[Records with drawing code]
+===+

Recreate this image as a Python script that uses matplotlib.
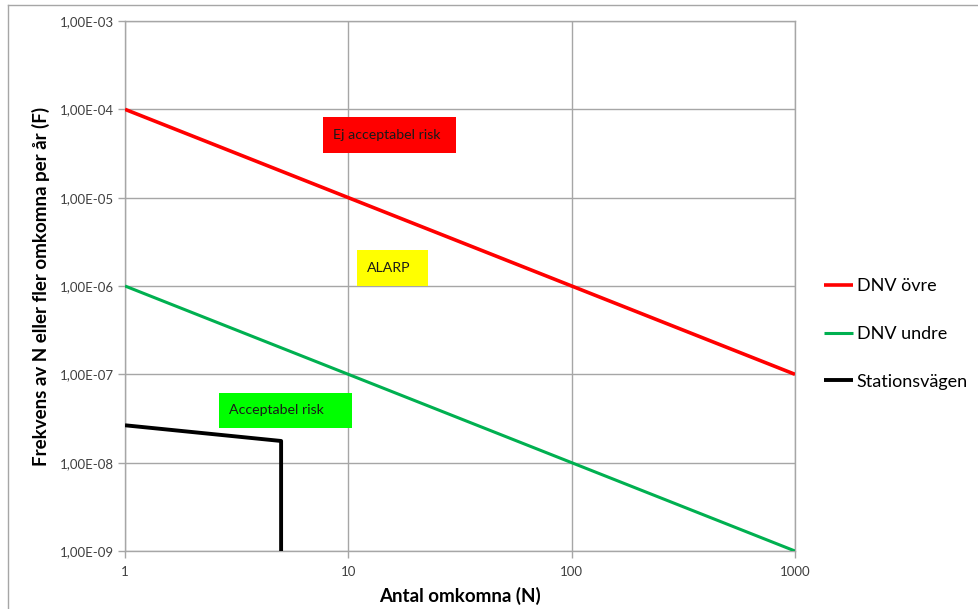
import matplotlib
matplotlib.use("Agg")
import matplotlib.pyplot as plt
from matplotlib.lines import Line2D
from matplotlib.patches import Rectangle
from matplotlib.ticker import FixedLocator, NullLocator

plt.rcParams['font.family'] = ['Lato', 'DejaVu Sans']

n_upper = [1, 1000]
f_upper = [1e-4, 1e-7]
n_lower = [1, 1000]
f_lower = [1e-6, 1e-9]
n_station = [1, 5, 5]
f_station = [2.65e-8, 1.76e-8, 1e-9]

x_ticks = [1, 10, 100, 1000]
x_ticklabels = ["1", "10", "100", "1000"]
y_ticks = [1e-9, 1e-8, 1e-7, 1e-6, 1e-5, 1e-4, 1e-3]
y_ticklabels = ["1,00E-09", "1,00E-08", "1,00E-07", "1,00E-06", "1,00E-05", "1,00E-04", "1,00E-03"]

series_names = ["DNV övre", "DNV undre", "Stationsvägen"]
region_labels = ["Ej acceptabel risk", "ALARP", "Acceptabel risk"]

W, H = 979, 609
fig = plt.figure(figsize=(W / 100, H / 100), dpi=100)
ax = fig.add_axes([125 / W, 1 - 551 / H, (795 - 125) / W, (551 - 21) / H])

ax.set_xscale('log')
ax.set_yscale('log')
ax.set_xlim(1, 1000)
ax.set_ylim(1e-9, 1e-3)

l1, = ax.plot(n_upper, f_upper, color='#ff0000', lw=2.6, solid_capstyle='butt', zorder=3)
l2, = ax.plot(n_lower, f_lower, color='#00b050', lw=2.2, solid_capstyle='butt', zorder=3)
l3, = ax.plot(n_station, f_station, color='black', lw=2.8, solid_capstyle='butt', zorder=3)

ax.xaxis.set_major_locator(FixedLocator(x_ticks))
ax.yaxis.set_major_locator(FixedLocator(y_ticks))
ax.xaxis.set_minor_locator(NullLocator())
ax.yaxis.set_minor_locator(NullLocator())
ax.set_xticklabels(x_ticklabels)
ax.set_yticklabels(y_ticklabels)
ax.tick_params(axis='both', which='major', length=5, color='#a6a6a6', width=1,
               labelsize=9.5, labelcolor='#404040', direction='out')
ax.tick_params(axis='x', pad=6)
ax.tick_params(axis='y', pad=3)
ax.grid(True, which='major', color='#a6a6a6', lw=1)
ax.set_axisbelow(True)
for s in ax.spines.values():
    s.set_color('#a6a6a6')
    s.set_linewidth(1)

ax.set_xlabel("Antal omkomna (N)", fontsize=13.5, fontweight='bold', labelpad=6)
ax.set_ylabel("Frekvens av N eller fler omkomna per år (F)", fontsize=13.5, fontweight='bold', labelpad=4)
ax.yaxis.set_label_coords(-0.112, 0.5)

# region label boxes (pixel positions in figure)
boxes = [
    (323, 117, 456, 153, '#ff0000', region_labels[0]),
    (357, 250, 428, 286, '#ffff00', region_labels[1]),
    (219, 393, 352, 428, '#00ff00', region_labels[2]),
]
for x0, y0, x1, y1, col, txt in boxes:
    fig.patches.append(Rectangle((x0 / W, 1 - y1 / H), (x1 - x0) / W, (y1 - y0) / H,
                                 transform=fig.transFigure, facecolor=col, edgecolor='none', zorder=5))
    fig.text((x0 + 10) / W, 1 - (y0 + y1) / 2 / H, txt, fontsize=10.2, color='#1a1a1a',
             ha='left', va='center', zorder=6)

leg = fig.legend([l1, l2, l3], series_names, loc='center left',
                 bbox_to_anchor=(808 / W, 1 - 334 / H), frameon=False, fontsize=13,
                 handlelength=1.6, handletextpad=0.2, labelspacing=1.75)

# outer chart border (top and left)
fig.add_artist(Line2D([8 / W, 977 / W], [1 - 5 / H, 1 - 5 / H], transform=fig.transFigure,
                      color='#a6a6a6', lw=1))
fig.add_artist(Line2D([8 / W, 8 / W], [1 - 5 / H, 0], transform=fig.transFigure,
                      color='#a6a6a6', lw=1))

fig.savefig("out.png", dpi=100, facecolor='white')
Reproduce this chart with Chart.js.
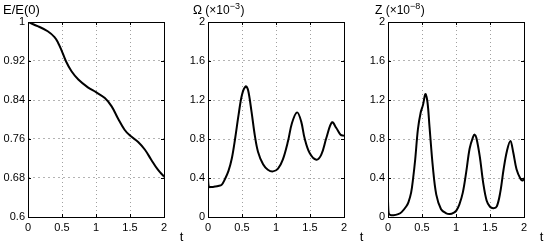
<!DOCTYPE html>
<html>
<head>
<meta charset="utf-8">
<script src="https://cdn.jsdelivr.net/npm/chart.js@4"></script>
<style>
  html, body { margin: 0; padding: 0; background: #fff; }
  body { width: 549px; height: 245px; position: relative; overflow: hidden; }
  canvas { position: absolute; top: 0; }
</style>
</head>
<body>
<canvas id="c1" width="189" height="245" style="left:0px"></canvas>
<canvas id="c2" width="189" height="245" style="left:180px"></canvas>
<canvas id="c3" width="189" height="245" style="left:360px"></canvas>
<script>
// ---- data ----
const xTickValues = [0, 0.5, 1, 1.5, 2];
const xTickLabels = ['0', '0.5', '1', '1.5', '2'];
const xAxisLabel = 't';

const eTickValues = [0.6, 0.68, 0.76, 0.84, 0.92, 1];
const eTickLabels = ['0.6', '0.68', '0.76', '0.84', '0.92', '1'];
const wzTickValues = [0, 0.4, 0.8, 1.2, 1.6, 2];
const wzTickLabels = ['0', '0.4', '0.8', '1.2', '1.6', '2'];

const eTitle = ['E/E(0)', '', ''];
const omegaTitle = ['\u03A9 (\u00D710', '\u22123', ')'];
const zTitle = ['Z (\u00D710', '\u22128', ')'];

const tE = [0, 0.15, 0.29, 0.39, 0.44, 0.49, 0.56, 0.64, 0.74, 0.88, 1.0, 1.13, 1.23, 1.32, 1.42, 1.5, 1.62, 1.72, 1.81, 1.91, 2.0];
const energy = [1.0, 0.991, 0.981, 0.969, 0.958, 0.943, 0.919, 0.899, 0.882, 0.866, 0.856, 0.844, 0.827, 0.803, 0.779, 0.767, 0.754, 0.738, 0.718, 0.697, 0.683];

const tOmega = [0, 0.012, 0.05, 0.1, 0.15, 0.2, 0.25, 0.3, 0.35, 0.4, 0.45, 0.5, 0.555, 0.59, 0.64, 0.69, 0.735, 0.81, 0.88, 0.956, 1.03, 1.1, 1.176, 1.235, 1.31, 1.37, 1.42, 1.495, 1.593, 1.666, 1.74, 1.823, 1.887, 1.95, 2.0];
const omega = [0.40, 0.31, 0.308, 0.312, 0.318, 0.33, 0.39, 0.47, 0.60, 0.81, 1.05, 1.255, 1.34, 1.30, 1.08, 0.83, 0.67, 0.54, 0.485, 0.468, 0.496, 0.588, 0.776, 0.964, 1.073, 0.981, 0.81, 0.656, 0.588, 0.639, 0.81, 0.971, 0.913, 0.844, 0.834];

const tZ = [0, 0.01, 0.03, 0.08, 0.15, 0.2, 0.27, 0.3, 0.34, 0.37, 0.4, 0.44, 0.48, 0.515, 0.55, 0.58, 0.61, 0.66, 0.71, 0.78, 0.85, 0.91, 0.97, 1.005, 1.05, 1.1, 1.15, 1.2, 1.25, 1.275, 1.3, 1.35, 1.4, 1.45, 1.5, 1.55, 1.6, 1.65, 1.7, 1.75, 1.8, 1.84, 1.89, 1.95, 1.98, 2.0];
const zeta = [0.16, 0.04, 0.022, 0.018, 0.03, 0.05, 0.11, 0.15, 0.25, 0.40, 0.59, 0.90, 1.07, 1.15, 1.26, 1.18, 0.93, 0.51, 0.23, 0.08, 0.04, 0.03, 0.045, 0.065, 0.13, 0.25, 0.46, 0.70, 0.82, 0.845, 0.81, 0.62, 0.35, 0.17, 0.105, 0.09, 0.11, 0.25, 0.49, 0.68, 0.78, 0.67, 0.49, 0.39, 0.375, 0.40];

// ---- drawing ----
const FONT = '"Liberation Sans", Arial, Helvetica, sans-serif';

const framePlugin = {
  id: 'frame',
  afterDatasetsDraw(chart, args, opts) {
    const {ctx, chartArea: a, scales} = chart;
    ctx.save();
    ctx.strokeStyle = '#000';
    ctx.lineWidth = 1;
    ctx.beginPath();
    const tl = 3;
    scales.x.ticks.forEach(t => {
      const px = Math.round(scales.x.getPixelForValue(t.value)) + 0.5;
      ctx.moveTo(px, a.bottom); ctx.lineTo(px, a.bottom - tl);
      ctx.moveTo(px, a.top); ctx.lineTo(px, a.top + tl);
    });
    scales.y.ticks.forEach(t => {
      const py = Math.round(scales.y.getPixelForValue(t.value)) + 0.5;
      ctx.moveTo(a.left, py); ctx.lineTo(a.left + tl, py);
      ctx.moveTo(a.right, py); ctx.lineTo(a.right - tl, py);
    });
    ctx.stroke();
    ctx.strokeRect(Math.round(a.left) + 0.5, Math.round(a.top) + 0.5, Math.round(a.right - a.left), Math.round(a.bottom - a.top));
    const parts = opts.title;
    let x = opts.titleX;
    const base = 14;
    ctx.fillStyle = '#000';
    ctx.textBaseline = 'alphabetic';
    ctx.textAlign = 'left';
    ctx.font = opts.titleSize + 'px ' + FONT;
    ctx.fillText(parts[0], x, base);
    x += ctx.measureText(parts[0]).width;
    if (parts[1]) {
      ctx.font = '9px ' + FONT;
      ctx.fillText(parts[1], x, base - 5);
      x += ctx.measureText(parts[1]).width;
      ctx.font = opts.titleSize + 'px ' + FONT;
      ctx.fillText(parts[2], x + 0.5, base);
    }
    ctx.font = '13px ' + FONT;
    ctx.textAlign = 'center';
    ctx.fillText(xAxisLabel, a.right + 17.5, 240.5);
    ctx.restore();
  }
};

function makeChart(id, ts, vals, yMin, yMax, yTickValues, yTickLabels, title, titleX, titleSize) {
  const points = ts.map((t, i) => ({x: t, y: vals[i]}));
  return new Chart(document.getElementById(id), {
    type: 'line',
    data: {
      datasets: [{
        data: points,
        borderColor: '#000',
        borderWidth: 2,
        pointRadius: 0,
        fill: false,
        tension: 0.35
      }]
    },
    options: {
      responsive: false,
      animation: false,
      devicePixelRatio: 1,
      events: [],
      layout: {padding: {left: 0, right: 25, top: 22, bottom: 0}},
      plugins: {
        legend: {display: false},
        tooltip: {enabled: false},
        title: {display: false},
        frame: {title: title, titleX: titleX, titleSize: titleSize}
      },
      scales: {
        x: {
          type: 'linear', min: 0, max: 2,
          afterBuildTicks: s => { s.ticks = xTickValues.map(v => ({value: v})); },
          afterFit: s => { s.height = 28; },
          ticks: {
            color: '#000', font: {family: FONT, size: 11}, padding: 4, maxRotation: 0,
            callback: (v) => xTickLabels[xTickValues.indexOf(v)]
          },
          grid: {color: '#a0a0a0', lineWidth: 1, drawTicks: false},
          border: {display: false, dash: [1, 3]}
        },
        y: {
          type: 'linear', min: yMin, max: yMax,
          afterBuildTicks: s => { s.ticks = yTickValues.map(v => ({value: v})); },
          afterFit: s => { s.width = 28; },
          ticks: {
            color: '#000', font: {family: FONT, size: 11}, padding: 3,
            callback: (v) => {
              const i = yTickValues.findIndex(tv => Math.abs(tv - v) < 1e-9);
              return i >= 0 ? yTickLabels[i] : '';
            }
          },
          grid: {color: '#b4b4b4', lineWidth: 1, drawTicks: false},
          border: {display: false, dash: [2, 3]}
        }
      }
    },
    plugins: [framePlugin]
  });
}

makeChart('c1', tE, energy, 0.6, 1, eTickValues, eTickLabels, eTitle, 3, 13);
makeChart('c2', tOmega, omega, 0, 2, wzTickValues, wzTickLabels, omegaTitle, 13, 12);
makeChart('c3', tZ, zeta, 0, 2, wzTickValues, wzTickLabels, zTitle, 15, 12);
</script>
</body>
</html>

+===+

_PROBLEM TO SOLVE:_
Look above for the line with "Reproduce this chart with Chart.js."; quote it and every line after it, stopping after the line with "const wzTickLabels = ['0', '0.4', '0.8', '1.2', '1.6', '2'];", exactly, with nothing added and without pictures.

_EXERCISE RESPONSE:_
Reproduce this chart with Chart.js.
<!DOCTYPE html>
<html>
<head>
<meta charset="utf-8">
<script src="https://cdn.jsdelivr.net/npm/chart.js@4"></script>
<style>
  html, body { margin: 0; padding: 0; background: #fff; }
  body { width: 549px; height: 245px; position: relative; overflow: hidden; }
  canvas { position: absolute; top: 0; }
</style>
</head>
<body>
<canvas id="c1" width="189" height="245" style="left:0px"></canvas>
<canvas id="c2" width="189" height="245" style="left:180px"></canvas>
<canvas id="c3" width="189" height="245" style="left:360px"></canvas>
<script>
// ---- data ----
const xTickValues = [0, 0.5, 1, 1.5, 2];
const xTickLabels = ['0', '0.5', '1', '1.5', '2'];
const xAxisLabel = 't';

const eTickValues = [0.6, 0.68, 0.76, 0.84, 0.92, 1];
const eTickLabels = ['0.6', '0.68', '0.76', '0.84', '0.92', '1'];
const wzTickValues = [0, 0.4, 0.8, 1.2, 1.6, 2];
const wzTickLabels = ['0', '0.4', '0.8', '1.2', '1.6', '2'];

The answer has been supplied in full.